On Sunday, the Muellers praised President Donald Trump and the soldiers who pulled off the mission.

"We are so grateful for them ... we are so grateful," Marsha Mueller said. They were glad there was no loss of life on our side. They are grateful their daughter and the others who were tortured and killed by ISIS have not been forgotten.

"I still say Kayla should be here, and if Obama had been as decisive as President Trump, maybe she would have been," Marsha Mueller said.

"For me what matters most I'm hoping now we will finally get the answers we have been asking for all along," Marsha Mueller said. "I think this administration truly might help us. I don’t think they are as closed about what happened."

MORE: For Kayla Mueller's family, dark details of the past

Carl Mueller said Trump mentioned his daughter twice in his morning press conference.

"He knows her story. He's been briefed on it, and he knows, and that’s important to me," Carl Mueller said. "I don’t think anything would have stopped him from getting this guy."

After Kayla's death, the Muellers became outspoken critics of the American government's handling of its foreign hostages.

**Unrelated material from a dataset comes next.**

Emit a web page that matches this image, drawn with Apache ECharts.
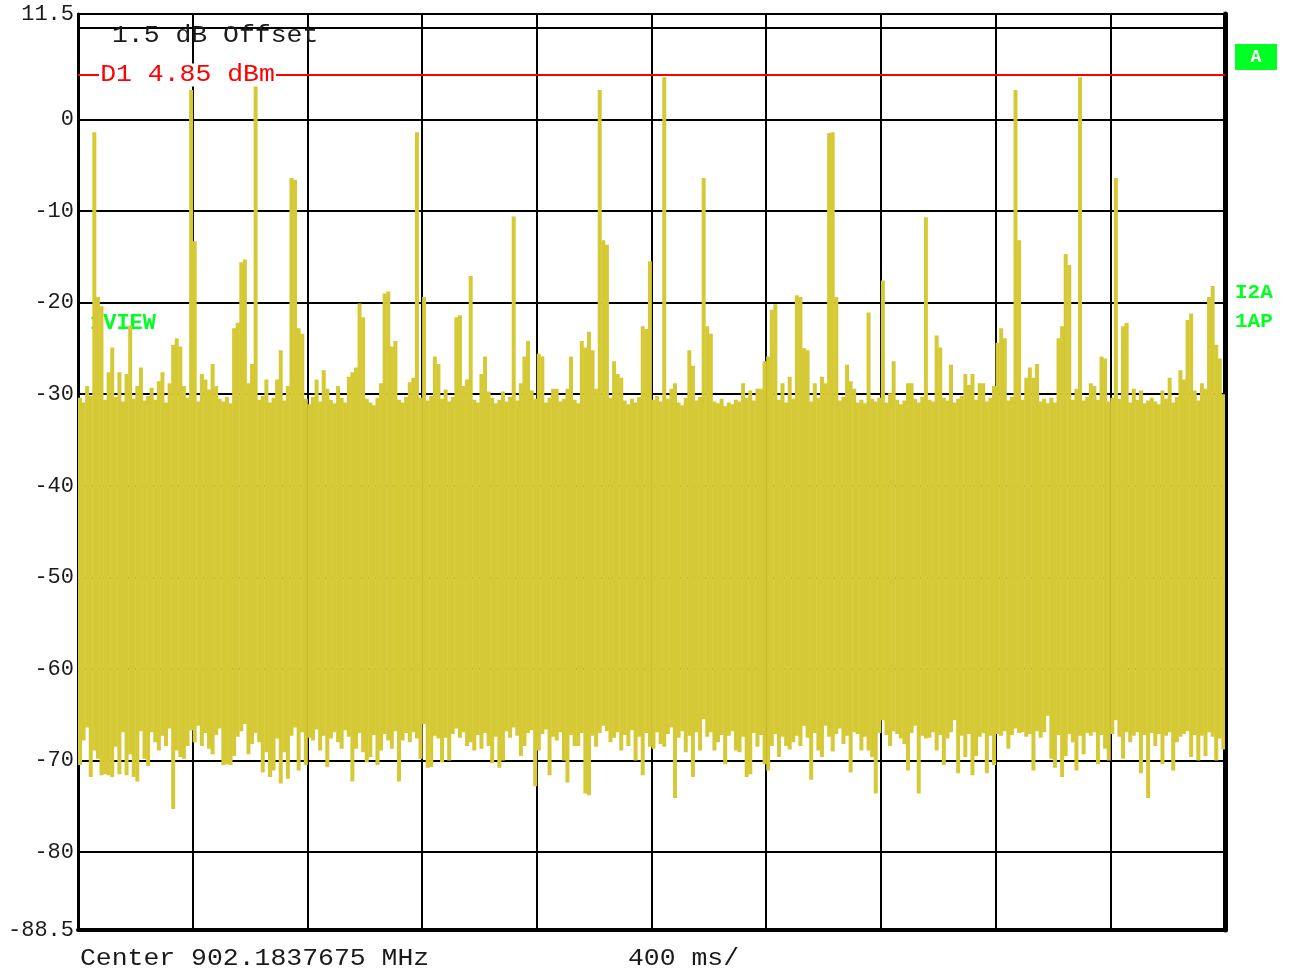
<!DOCTYPE html>
<html>
<head>
<meta charset="utf-8">
<title>Zero span trace</title>
<script src="https://cdn.jsdelivr.net/npm/echarts@6/dist/echarts.min.js"></script>
<style>
  html, body { margin: 0; padding: 0; background: #ffffff; }
  #chart { width: 1289px; height: 974px; }
</style>
</head>
<body>
<div id="chart"></div>
<script>
// Sweep settings
const sweepMs = 4000;          // 10 divisions x 400 ms
const divMs = 400;
const refMin = -88.5;
const refMax = 11.5;
const displayLine = 4.85;      // D1 display line, dBm
const offsetDb = 1.5;
const centerMhz = '902.1837675';

// Per-bin maximum of the trace (dBm), 320 bins over the sweep
const peakDbm = [
  -30.4,-30.9,-29.1,-30.2,-1.4,-19.4,-20.4,-30.6,-27.6,-24.9,-30.3,-27.6,-30.8,-27.8,-22.5,-30.5,-29.1,-27.1,-30.7,-30.2,
  -29.3,-30.6,-28.6,-27.6,-30.9,-28.8,-24.6,-23.9,-24.8,-29.1,-30.4,3.2,-13.3,-30.8,-27.8,-28.4,-29.5,-26.7,-29.1,-30.5,
  -30.8,-30.3,-31.0,-22.8,-22.2,-15.6,-15.3,-28.8,-26.7,4.2,-30.6,-30.2,-28.4,-30.9,-30.4,-28.4,-25.2,-30.7,-29.1,-6.4,
  -6.6,-22.8,-23.4,-30.5,-31.1,-30.3,-28.4,-30.8,-27.4,-29.4,-30.6,-31.0,-29.1,-30.4,-30.9,-28.1,-27.6,-27.1,-20.1,-21.6,
  -30.5,-30.9,-31.2,-30.4,-28.8,-19.0,-18.8,-24.8,-24.2,-30.6,-30.9,-30.3,-28.7,-28.2,-1.4,-30.4,-19.4,-30.7,-30.2,-25.9,
  -26.7,-30.5,-29.5,-30.8,-30.3,-21.6,-21.4,-29.1,-28.4,-17.1,-30.6,-30.9,-27.8,-25.9,-29.7,-30.4,-31.0,-30.6,-29.7,-30.8,
  -30.3,-10.6,-30.7,-28.8,-25.9,-24.2,-29.6,-30.5,-25.6,-25.9,-30.9,-30.4,-29.4,-29.4,-30.8,-30.5,-29.4,-25.9,-30.6,-31.0,
  -24.2,-24.9,-23.2,-25.2,-29.4,3.2,-13.2,-13.7,-30.4,-26.4,-27.8,-28.2,-30.7,-31.1,-30.5,-30.9,-30.3,-22.6,-22.9,-15.5,
  -30.6,-30.2,-30.8,4.6,-30.5,-29.4,-28.8,-30.9,-31.2,-30.4,-25.2,-26.9,-30.7,-30.3,-6.4,-22.6,-23.4,-30.8,-31.0,-30.5,
  -31.3,-30.9,-31.1,-30.6,-30.8,-28.8,-30.4,-29.6,-30.7,-29.4,-29.4,-26.4,-25.9,-20.8,-20.2,-30.6,-28.8,-30.9,-28.1,-30.5,
  -19.2,-19.4,-25.0,-25.2,-30.8,-28.8,-30.4,-28.1,-28.8,-1.5,-1.4,-19.4,-30.7,-30.3,-26.8,-28.6,-29.4,-30.9,-30.6,-31.0,
  -21.1,-30.5,-30.8,-30.4,-17.6,-30.9,-29.9,-26.4,-30.6,-31.1,-30.7,-28.8,-28.8,-30.5,-30.9,-30.3,-10.7,-30.6,-30.8,-23.6,
  -24.9,-30.4,-30.7,-26.8,-30.9,-30.5,-30.2,-27.8,-29.0,-27.8,-30.6,-28.8,-28.8,-30.8,-30.4,-29.1,-24.4,-22.8,-23.9,-30.7,
  -30.3,3.2,-13.2,-30.6,-28.2,-27.1,-28.2,-26.7,-30.8,-30.5,-31.0,-30.4,-30.9,-23.9,-22.6,-14.7,-15.9,-30.6,-29.4,4.6,
  -30.7,-30.3,-28.8,-29.1,-30.6,-25.9,-26.1,-30.8,-30.4,-6.4,-30.5,-22.6,-22.2,-30.9,-29.4,-30.6,-29.6,-31.0,-30.7,-30.4,
  -30.8,-31.1,-29.6,-30.5,-28.2,-30.9,-30.3,-27.4,-28.4,-21.9,-21.2,-29.6,-30.7,-28.8,-29.4,-19.4,-18.2,-24.6,-26.1,-30.0
];

// Per-bin minimum of the trace (dBm), same bins
const floorDbm = [
  -70.5,-67.8,-66.4,-71.8,-68.9,-69.8,-71.6,-71.5,-71.6,-71.8,-68.5,-71.5,-66.9,-71.6,-69.3,-71.8,-72.3,-66.8,-69.8,-70.6,
  -66.9,-68.0,-68.9,-67.3,-68.4,-66.5,-75.3,-68.9,-69.6,-69.8,-68.4,-66.7,-68.0,-66.2,-68.4,-67.0,-68.7,-69.3,-67.2,-66.5,
  -70.5,-70.4,-70.5,-69.5,-67.4,-66.8,-66.0,-69.3,-68.2,-67.0,-68.0,-71.3,-69.1,-71.8,-71.1,-67.6,-72.5,-69.1,-72.0,-67.3,
  -66.4,-71.1,-66.9,-70.5,-67.5,-67.8,-66.6,-68.9,-67.3,-70.7,-67.6,-66.9,-68.0,-68.7,-66.7,-67.4,-72.3,-68.7,-67.0,-69.1,
  -70.2,-69.6,-67.2,-70.5,-68.9,-67.1,-67.8,-68.7,-66.8,-72.3,-67.8,-67.0,-68.0,-66.9,-67.6,-69.8,-66.0,-70.8,-70.7,-67.3,
  -67.6,-70.2,-67.5,-70.0,-67.1,-66.5,-67.5,-66.9,-68.4,-68.0,-68.9,-67.2,-68.7,-67.0,-68.4,-70.3,-67.4,-70.8,-70.0,-66.8,
  -67.5,-66.4,-67.3,-69.5,-68.4,-67.0,-66.7,-72.8,-68.9,-67.1,-66.6,-71.6,-67.4,-67.8,-66.9,-70.0,-72.4,-67.2,-68.4,-68.4,
  -67.0,-73.6,-73.8,-67.3,-68.5,-67.0,-66.2,-66.8,-68.0,-67.5,-66.9,-68.9,-67.2,-68.4,-66.7,-70.0,-67.4,-71.6,-67.0,-68.5,
  -68.7,-66.9,-68.2,-68.5,-67.1,-66.4,-74.1,-67.5,-66.8,-69.1,-67.3,-71.8,-66.9,-68.9,-65.5,-67.4,-66.9,-68.9,-68.0,-67.2,
  -70.4,-67.3,-66.8,-68.9,-69.1,-67.4,-71.8,-71.5,-67.0,-68.5,-67.2,-70.4,-71.1,-68.4,-67.1,-69.6,-67.4,-68.4,-68.8,-68.0,
  -67.3,-68.4,-66.2,-67.5,-72.1,-67.0,-68.9,-69.6,-66.2,-67.4,-69.0,-67.1,-66.5,-68.2,-67.3,-71.3,-66.9,-67.1,-68.9,-67.4,
  -68.9,-69.6,-73.6,-67.0,-65.6,-67.2,-68.4,-66.8,-67.1,-67.6,-68.2,-71.1,-67.0,-66.2,-73.6,-67.3,-67.6,-67.5,-66.9,-68.9,
  -67.2,-70.5,-67.6,-66.9,-65.6,-71.4,-67.3,-69.6,-67.1,-71.6,-69.5,-67.4,-67.0,-71.4,-67.3,-70.5,-67.1,-67.3,-66.8,-68.7,
  -67.2,-66.5,-67.0,-66.9,-67.4,-67.1,-71.1,-66.8,-67.5,-66.9,-65.1,-69.8,-70.8,-67.2,-71.8,-69.5,-67.1,-68.0,-71.1,-67.3,
  -69.3,-67.0,-67.3,-66.9,-70.4,-67.2,-68.7,-70.0,-67.1,-65.6,-67.4,-69.8,-66.9,-68.0,-67.3,-66.9,-71.4,-67.2,-74.1,-67.0,
  -68.4,-67.1,-70.4,-67.3,-66.9,-71.1,-68.0,-67.4,-67.1,-66.8,-69.6,-67.2,-70.0,-67.3,-69.5,-66.9,-67.4,-70.0,-67.6,-68.8
];

const traceColor = '#d6c936';
const gridColor = '#000000';
const textColor = '#1a1a1a';
const green = '#00ff22';
const monoFont = '"Liberation Mono", "DejaVu Sans Mono", monospace';
const wideText = 1.15;         // horizontal stretch for the instrument's wide character pitch

const binMs = sweepMs / peakDbm.length;
const traceData = peakDbm.map((top, i) => [i * binMs, top, floorDbm[i]]);

const chart = echarts.init(document.getElementById('chart'), null, { renderer: 'canvas' });

chart.setOption({
  animation: false,
  backgroundColor: '#ffffff',
  grid: { left: 78, right: 64, top: 14, bottom: 44, containLabel: false },
  xAxis: [
    {
      type: 'value', min: 0, max: sweepMs, interval: divMs, position: 'bottom',
      axisLine: { show: true, onZero: false, lineStyle: { color: gridColor, width: 4 } },
      axisTick: { show: false },
      axisLabel: { show: false },
      splitLine: { show: true, lineStyle: { color: gridColor, width: 2 } }
    },
    {
      type: 'value', min: 0, max: sweepMs, position: 'top',
      axisLine: { show: true, onZero: false, lineStyle: { color: gridColor, width: 2 } },
      axisTick: { show: false }, axisLabel: { show: false }, splitLine: { show: false }
    }
  ],
  yAxis: [
    {
      type: 'value', min: refMin, max: refMax, splitNumber: 10, position: 'left',
      axisLine: { show: true, onZero: false, lineStyle: { color: gridColor, width: 3 } },
      axisTick: { show: false },
      axisLabel: {
        margin: 4,
        color: textColor,
        fontFamily: monoFont,
        fontSize: 22,
        formatter: v => {
          if (v === 10) return '';
          return Number.isInteger(v) ? String(v) : v.toFixed(1);
        }
      },
      splitLine: { show: true, lineStyle: { color: gridColor, width: 2 } }
    },
    {
      type: 'value', min: refMin, max: refMax, position: 'right',
      axisLine: { show: true, onZero: false, lineStyle: { color: gridColor, width: 5 } },
      axisTick: { show: false }, axisLabel: { show: false }, splitLine: { show: false }
    }
  ],
  series: [
    {
      type: 'custom',
      name: 'Trace 1',
      xAxisIndex: 0,
      yAxisIndex: 0,
      clip: true,
      z: 3,
      encode: { x: 0, y: [1, 2] },
      data: traceData,
      renderItem: (params, api) => {
        const t = api.value(0);
        const pTop = api.coord([t, api.value(1)]);
        const pBot = api.coord([t + binMs, api.value(2)]);
        return {
          type: 'rect',
          shape: { x: pTop[0], y: pTop[1], width: pBot[0] - pTop[0] + 0.4, height: pBot[1] - pTop[1] },
          style: { fill: traceColor }
        };
      },
      markLine: {
        silent: true,
        symbol: 'none',
        label: { show: false },
        lineStyle: { color: '#ff0000', width: 2, type: 'solid' },
        data: [{ yAxis: displayLine }]
      }
    }
  ]
});

// Annotation texts placed through the axis scales
const yLine = chart.convertToPixel({ yAxisIndex: 0 }, displayLine);
const xLeft = chart.convertToPixel({ xAxisIndex: 0 }, 0);
const xRight = chart.convertToPixel({ xAxisIndex: 0 }, sweepMs);
const yBottom = chart.convertToPixel({ yAxisIndex: 0 }, refMin);

chart.setOption({
  graphic: [
    {
      type: 'text', id: 'offset', x: xLeft + 34, y: 36, z: 1, scaleX: wideText,
      style: { text: offsetDb.toFixed(1) + ' dB Offset', fill: textColor, font: '23px ' + monoFont, verticalAlign: 'middle' }
    },
    {
      type: 'text', id: 'd1', x: xLeft + 21, y: yLine, z: 20, scaleX: wideText,
      style: {
        text: 'D1 ' + displayLine.toFixed(2) + ' dBm', fill: '#ff0000', font: '23px ' + monoFont,
        verticalAlign: 'middle', backgroundColor: '#ffffff', padding: [0, 1, 0, 1]
      }
    },
    {
      type: 'text', id: 'view', x: xLeft + 12, y: 323, z: 1,
      style: { text: '1VIEW', fill: green, font: 'bold 22px ' + monoFont, verticalAlign: 'middle' }
    },
    {
      type: 'rect', id: 'abox', x: xRight + 10, y: 44, z: 1,
      shape: { width: 42, height: 26 },
      style: { fill: green }
    },
    {
      type: 'text', id: 'aletter', x: xRight + 31, y: 57, z: 2,
      style: { text: 'A', fill: '#ffffff', font: 'bold 18px ' + monoFont, align: 'center', verticalAlign: 'middle' }
    },
    {
      type: 'text', id: 'i2a', x: xRight + 10, y: 293, z: 1,
      style: { text: 'I2A', fill: green, font: 'bold 21px ' + monoFont, verticalAlign: 'middle' }
    },
    {
      type: 'text', id: 'oneap', x: xRight + 10, y: 322, z: 1,
      style: { text: '1AP', fill: green, font: 'bold 21px ' + monoFont, verticalAlign: 'middle' }
    },
    {
      type: 'text', id: 'center', x: xLeft + 2, y: yBottom + 29, z: 1, scaleX: wideText,
      style: { text: 'Center ' + centerMhz + ' MHz', fill: textColor, font: '23px ' + monoFont, verticalAlign: 'middle' }
    },
    {
      type: 'text', id: 'span', x: 628, y: yBottom + 29, z: 1, scaleX: wideText,
      style: { text: (divMs) + ' ms/', fill: textColor, font: '23px ' + monoFont, verticalAlign: 'middle' }
    }
  ]
});
</script>
</body>
</html>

They had been encouraged to keep her captivity secret, and discouraged from attempting to free her or pay a ransom.

Carl Mueller also became a vocal supporter of Trump's candidacy for president, speaking at his rallies on the campaign trail.

'A sick and depraved man'

Months after the Muellers confirmed their daughter's death 2015, U.S. special forces killed ISIS leader Abu Sayyaf and apprehended his wife, known as Umm Sayyaf. Soon, reports emerged that Umm Sayyaf had been responsible for holding Mueller captive so that al-Baghdadi could rape the American repeatedly.

The U.S. Justice Department later issued a criminal complaint against Umm Sayyaf, alleging she conspired to support ISIS and was responsible for Mueller's death, as well as the captivity of others. "The captives were at various times handcuffed, held in locked rooms, and Mueller was sexually abused by Baghdadi," Justice officials charged.

Umm Sayyaf was handed over to the justice system of the Kurdish government in northern Iraq. Then-Sen. John McCain, at the time, questioned the decision not to extradite the woman.

“Sayyaf was clearly involved at the top levels of a foreign terrorist organization with which the United States is in a state of hostilities,” McCain wrote in a letter to the heads of the Pentagon and the Justice Department.

For years, Al-Baghdadi remained one of the most-hunted terrorists in the fight against ISIS. On Sunday, Trump announced he had died after running from a house into a dead-end tunnel while being chased by United States Special Operations commandos in Northwest Syria.

"He was a sick and depraved man, and now he's gone," Trump said.